- Also known as: Jeevan Saathi — Humsafar Zindagi Ke
- Genre: Drama
- Written by: R. M. Joshi, Jayesh Patil, Shashi Mittal, Sumit Mittal, Zama Habib, Nikhilesh Sharma
- Directed by: Bhagwan Yadav Dharmesh Shah
- Starring: See below
- Opening theme: "Jeevan Saathi" by
- Country of origin: India
- Original language: Hindi
- No. of seasons: 01
- No. of episodes: 310

Production
- Producers: Paresh Rawal Hemal Thakkar
- Camera setup: Multi-camera
- Running time: Approx. 24 minutes
- Production company: Playtime Creationn

Original release
- Network: Colors TV
- Release: 21 July 2008 – 4 September 2009

= Jeevan Saathi – Humsafar Zindagi Ke =

Indian television series

Jeevan Saathi also known as Jeevan Saathi — Humsafar Zindagi Ke, is an Indian television series. that aired on Colors TV from 21 July 2008 to 4 September 2009. It is based on the love story of Neil and Viraj. Series produced by Bollywood film comedy-actor Paresh Rawal.

==Plot==
Jeevan Saathi follows the story of Viraj Rathod's life and how she beats the obstacles thrown out by her father, the egoistic Vikramaditya Rathod. Viraj Rathod purely loved a foreigner named Neil Fernandes, until her father Vikramaditya Rathod and his brother Vanraj, planned to get Viraj married as quickly as they could. Finally, at the last minute, Viraj revealed the truth. Vikramaditya Rathod then decided to get her married to a mute person, named Ishwar. At first, Viraj starts to hate Ishwar, but slowly they start to like each other. Upon this, Viraj decides to take revenge from her father due to his insults and behavior. Viraj decides to stop Vikramaditya's vote in the congress. When she makes her father Vikram Rathod lose the elections, her father cannot tolerate it and then tells everyone in the public that her daughter is mental. He even sends her to the Mental Hospital. Ishwar her husband keeps on coming to the mental hospital to save her. At the end Viraj is mental.

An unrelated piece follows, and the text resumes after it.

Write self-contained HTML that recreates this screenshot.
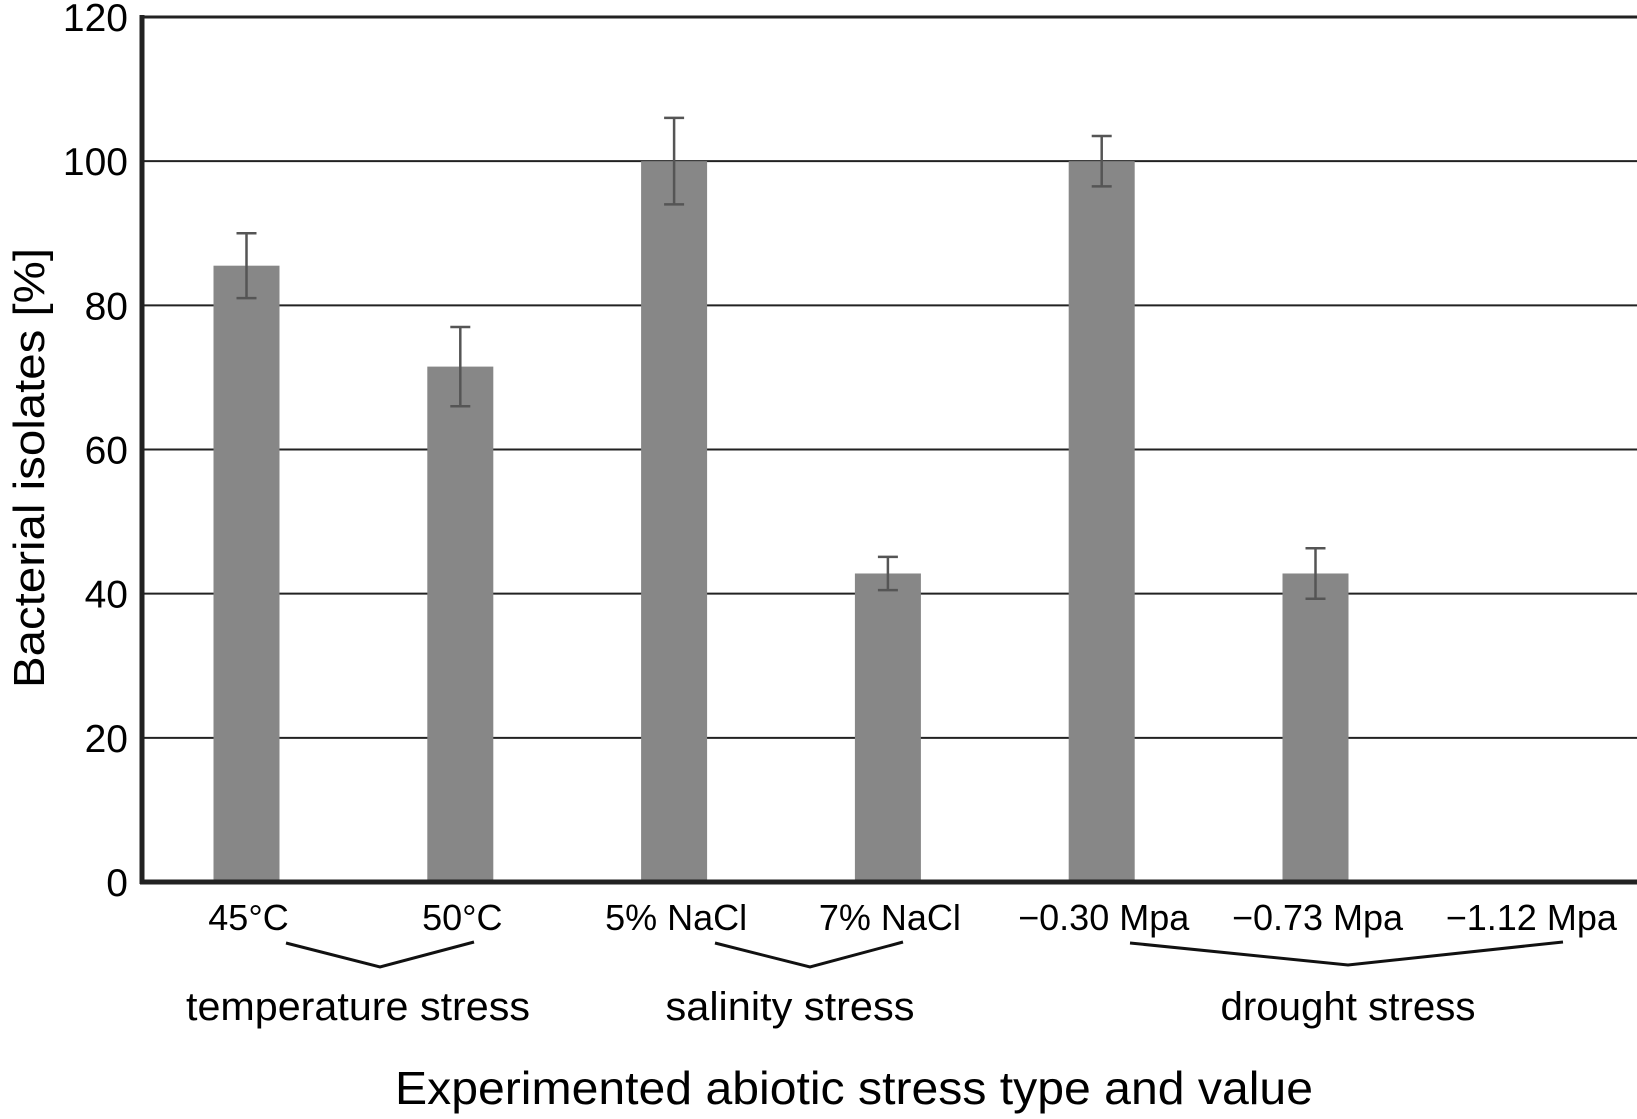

Ishwar somehow takes her out of the mental hospital and takes her to her mother. Her mother tells Ishwar that her husband and brother-in-law are planning to kill them both.

Viraj's mum gives Ishwar money to look after her daughter. When Ishwar and mental Viraj sit in the taxi the man tricks them and takes their money. Ishwar goes to another village and starts working in a takeaway. She lives with an old woman and her son. There a cunning man tries to rape Viraj, but then Ishwar saves her. Viraj's mum is keeping on going out of home. When one day Kamakshi's husband sees her and follows her. He missed her once but then does not the second time. He sees her visiting Neil, who proves dead. Then he does not do anything. Ishwar is trying to help Viraj regain her memory from help of Baba Sahib. Then later on, Viraj's memory comes back but she only remembers her best part of her life which ends when Neil and she were getting married. She does not even remember Ishwar who helped through her life. Later on she assembles through her life and then accepts Ishwar as her husband. Ishwar has got a very high paid job has making sculptures and is earning much money. Ishwar is being targeted by someone who wants to kill him. Will he be safe and secure? What will happen to Viraj and Neil?

==Cast==

- Vaani Sharma as Viraj Rathore
- Gaurav Khanna as Neil Fernandes
- Nihar Thakkar as Saumya Rathore
- Shailesh Gulabani as Ishaan Solanki
- Vikram Gokhale as Vikramaditya Rathore
- Aamir Dalvi as Ishwar
- Suzanne Bernert as Lydia
- Jimit Trivedi

==Production==
In November 2008, the shootings and telecast of all the Hindi television series including this series and films were stalled on 8 November 2008 due to dispute by the technician workers of FWICE (Federation of Western India Cine Employees) for increasing the wages, better work conditions and more breaks between shootings. FWICE first took a strike on 1 October 2008 when they addressed their problems with the producers and production was stalled. A contract was signed after four days discussions and shooting was happening only for two hours content in a day, after which differences increased between them while channels gave them time until 30 October 2008 to sort it out. Failing to do so lead to protests again from 10 November 2008 to 19 November 2008 during which channels blacked out new broadcasts and repeat telecasts were shown from 10 November 2008. On 19 November 2008, the strike was called off after settling the disputes and the production resumed. The new episodes started to telecast from 1 December 2008.